Stored data »
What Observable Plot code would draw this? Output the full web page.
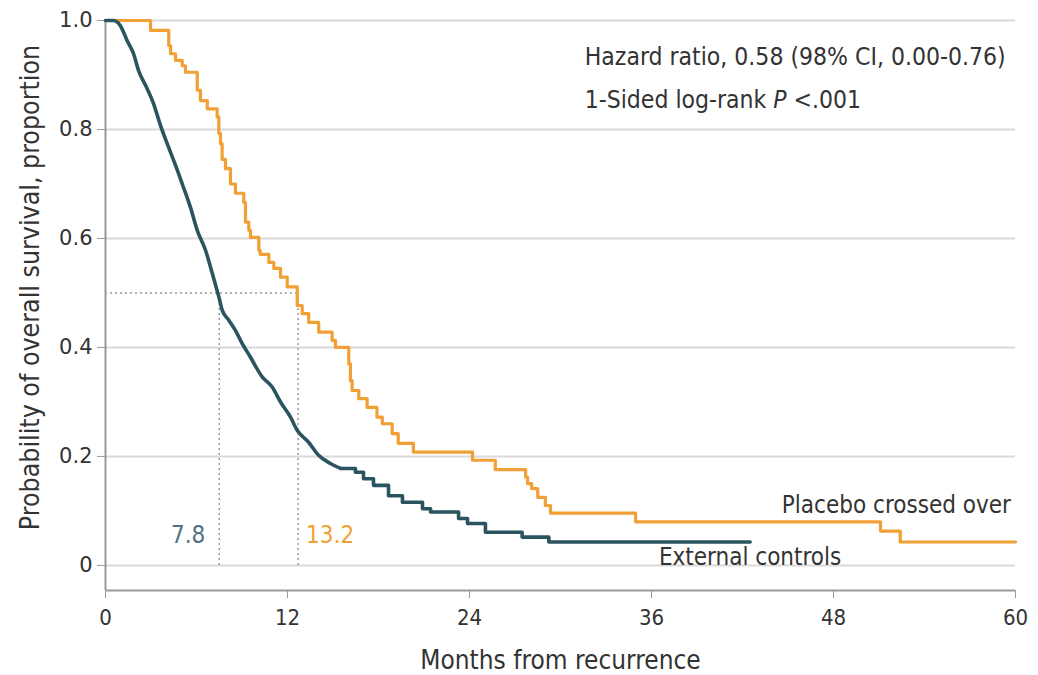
<!DOCTYPE html>
<html>
<head>
<meta charset="utf-8">
<script src="https://cdn.jsdelivr.net/npm/d3@7"></script>
<script src="https://cdn.jsdelivr.net/npm/@observablehq/plot@0.6"></script>
<style>
  html, body { margin: 0; padding: 0; background: #fff; }
  #chart svg { display: block; }
</style>
</head>
<body>
<div id="chart"></div>
<script>
// ---- Data ----
// Placebo crossed over: Kaplan–Meier steps (month, survival after the step)
const placeboMonths = [0, 2.97, 4.17, 4.29, 4.62, 5.06, 5.27, 6.05, 6.26, 6.71, 7.36, 7.47, 7.58, 7.69, 7.91, 8.24, 8.57, 9.12, 9.23, 9.45, 9.56, 10.11, 10.2, 10.77, 11.1, 11.54, 11.98, 12.64, 12.97, 13.4, 14.06, 14.94, 15.16, 16.04, 16.15, 16.26, 16.7, 17.25, 17.9, 18.25, 18.9, 19.3, 20.3, 21.3, 24.2, 25.7, 27.7, 27.83, 28.1, 28.5, 29.0, 29.34, 34.95, 51.1, 52.4, 60];
const placeboSurv   = [1.0, 0.982, 0.954, 0.939, 0.927, 0.917, 0.905, 0.872, 0.853, 0.838, 0.823, 0.793, 0.774, 0.745, 0.728, 0.70, 0.683, 0.666, 0.630, 0.615, 0.602, 0.578, 0.571, 0.556, 0.545, 0.529, 0.511, 0.477, 0.462, 0.446, 0.428, 0.413, 0.40, 0.37, 0.339, 0.321, 0.306, 0.29, 0.272, 0.26, 0.242, 0.224, 0.208, 0.208, 0.193, 0.176, 0.162, 0.150, 0.141, 0.125, 0.11, 0.096, 0.080, 0.063, 0.043, 0.043];

// External controls (dense small steps early, visible steps later)
const externalMonths = [0, 0.53, 0.99, 1.43, 1.85, 2.18, 2.64, 3.16, 3.63, 4.15, 4.62, 5.06, 5.6, 6.05, 6.6, 7.04, 7.48, 7.7, 8.13, 8.69, 8.9, 9.56, 10.33, 11.0, 11.54, 12.2, 12.64, 13.39, 14.05, 14.83, 15.5, 16.48, 17.01, 17.67, 18.66, 19.58, 20.9, 21.43, 23.28, 23.87, 25.05, 27.47, 29.23, 42.5];
const externalSurv   = [1.0, 1.0, 0.99, 0.963, 0.939, 0.908, 0.881, 0.848, 0.807, 0.768, 0.734, 0.70, 0.657, 0.615, 0.578, 0.536, 0.492, 0.468, 0.45, 0.425, 0.413, 0.382, 0.346, 0.327, 0.30, 0.272, 0.248, 0.226, 0.202, 0.187, 0.178, 0.171, 0.159, 0.147, 0.128, 0.116, 0.104, 0.098, 0.086, 0.077, 0.061, 0.052, 0.043, 0.043];
// month after which the external-controls steps become individually visible
const externalDenseUntil = 15.5;

// Medians (drawn position, label)
const medianAt     = [7.5, 12.7];
const medianLabels = ["7.8", "13.2"];

// Axes
const xTicks = [0, 12, 24, 36, 48, 60];
const yTicks = [0, 0.2, 0.4, 0.6, 0.8, 1.0];
const yTickLabels = ["0", "0.2", "0.4", "0.6", "0.8", "1.0"];

// Text
const xTitle = "Months from recurrence";
const yTitle = "Probability of overall survival, proportion";
const statLines = ["Hazard ratio, 0.58 (98% CI, 0.00-0.76)", "1-Sided log-rank P <.001"];
const seriesNames = ["Placebo crossed over", "External controls"];

// ---- Build tables ----
const placebo  = placeboMonths.map((m, i) => ({month: m, surv: placeboSurv[i]}));
const external = externalMonths.map((m, i) => ({month: m, surv: externalSurv[i]}));
const externalEarly = external.filter(d => d.month <= externalDenseUntil);
const externalLate  = external.filter(d => d.month >= externalDenseUntil);

const TEAL = "#2a5560";
const ORANGE = "#f0a034";
const FONT = "'DejaVu Sans Condensed', 'DejaVu Sans', sans-serif";
const yBottom = -0.046;

const chart = Plot.plot({
  width: 1038,
  height: 675,
  marginLeft: 105,
  marginRight: 23,
  marginTop: 20,
  marginBottom: 85,
  style: {fontFamily: FONT, color: "#333", background: "#fff", overflow: "visible"},
  x: {domain: [0, 60]},
  y: {domain: [yBottom, 1]},
  marks: [
    Plot.ruleY(yTicks, {stroke: "#dadada", strokeWidth: 2}),
    Plot.ruleX([0], {stroke: "#9a9a9a", strokeWidth: 2}),
    Plot.ruleY([yBottom], {stroke: "#9a9a9a", strokeWidth: 2}),
    Plot.axisY({ticks: yTicks, tickFormat: d => yTickLabels[yTicks.indexOf(d)], tickSize: 8, tickPadding: 5,
      stroke: "#9a9a9a", label: null, fontSize: 21, fontFamily: "'DejaVu Sans', sans-serif", fill: "#333"}),
    Plot.axisX({ticks: xTicks, tickSize: 8, tickPadding: 11, stroke: "#9a9a9a", label: null,
      fontSize: 22, fontFamily: FONT, fill: "#333"}),
    // median guides
    Plot.ruleY([0.5], {x1: 0, x2: medianAt[1], stroke: "#999", strokeWidth: 1.5, strokeDasharray: "2,3"}),
    Plot.ruleX(medianAt, {y1: 0, y2: 0.5, stroke: "#999", strokeWidth: 1.5, strokeDasharray: "2,3"}),
    // curves
    Plot.line(placebo, {x: "month", y: "surv", curve: "step-after", stroke: ORANGE, strokeWidth: 3.2}),
    Plot.line(externalEarly, {x: "month", y: "surv", curve: "monotone-x", stroke: TEAL, strokeWidth: 3.6}),
    Plot.line(externalLate, {x: "month", y: "surv", curve: "step-after", stroke: TEAL, strokeWidth: 3.6}),
    // median labels
    Plot.text([medianLabels[0]], {x: medianAt[0], y: 0.055, text: d => d, dx: -14, textAnchor: "end", fill: "#4f7180", fontSize: 24}),
    Plot.text([medianLabels[1]], {x: medianAt[1], y: 0.055, text: d => d, dx: 8, textAnchor: "start", fill: ORANGE, fontSize: 24}),
    // series labels
    Plot.text([seriesNames[0]], {x: 59.7, y: 0.11, text: d => d, textAnchor: "end", fontSize: 24, fill: "#333"}),
    Plot.text([seriesNames[1]], {x: 42.5, y: 0.015, text: d => d, textAnchor: "middle", fontSize: 24, fill: "#333"}),
    // stats
    Plot.text([statLines[0]], {x: 31.6, y: 0.932, text: d => d, textAnchor: "start", fontSize: 24.5, fill: "#333"}),
    Plot.text([statLines[1]], {x: 31.6, y: 0.853, text: d => d, textAnchor: "start", fontSize: 24.5, fill: "#333", className: "pline"}),
    // axis titles
    Plot.text([xTitle], {frameAnchor: "bottom", dy: 78, text: d => d, fontSize: 26, fill: "#333"}),
    Plot.text([yTitle], {frameAnchor: "left", dx: -75, dy: -18, rotate: -90, textAnchor: "middle", text: d => d, fontSize: 26.5, fill: "#333"})
  ]
});

document.getElementById("chart").appendChild(chart);

// italic P in the log-rank line
d3.select(chart).selectAll(".pline text").each(function() {
  const s = d3.select(this).text();
  const k = s.indexOf(" P ");
  if (k < 0) return;
  const t = d3.select(this);
  t.text(null);
  t.append("tspan").text(s.slice(0, k + 1));
  t.append("tspan").attr("font-style", "italic").text("P");
  t.append("tspan").text(s.slice(k + 2));
});
</script>
</body>
</html>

Exercise brief »
Find "this". Copy every line it occurs in.

The answer »
What Observable Plot code would draw this? Output the full web page.
  const s = d3.select(this).text();
  const t = d3.select(this);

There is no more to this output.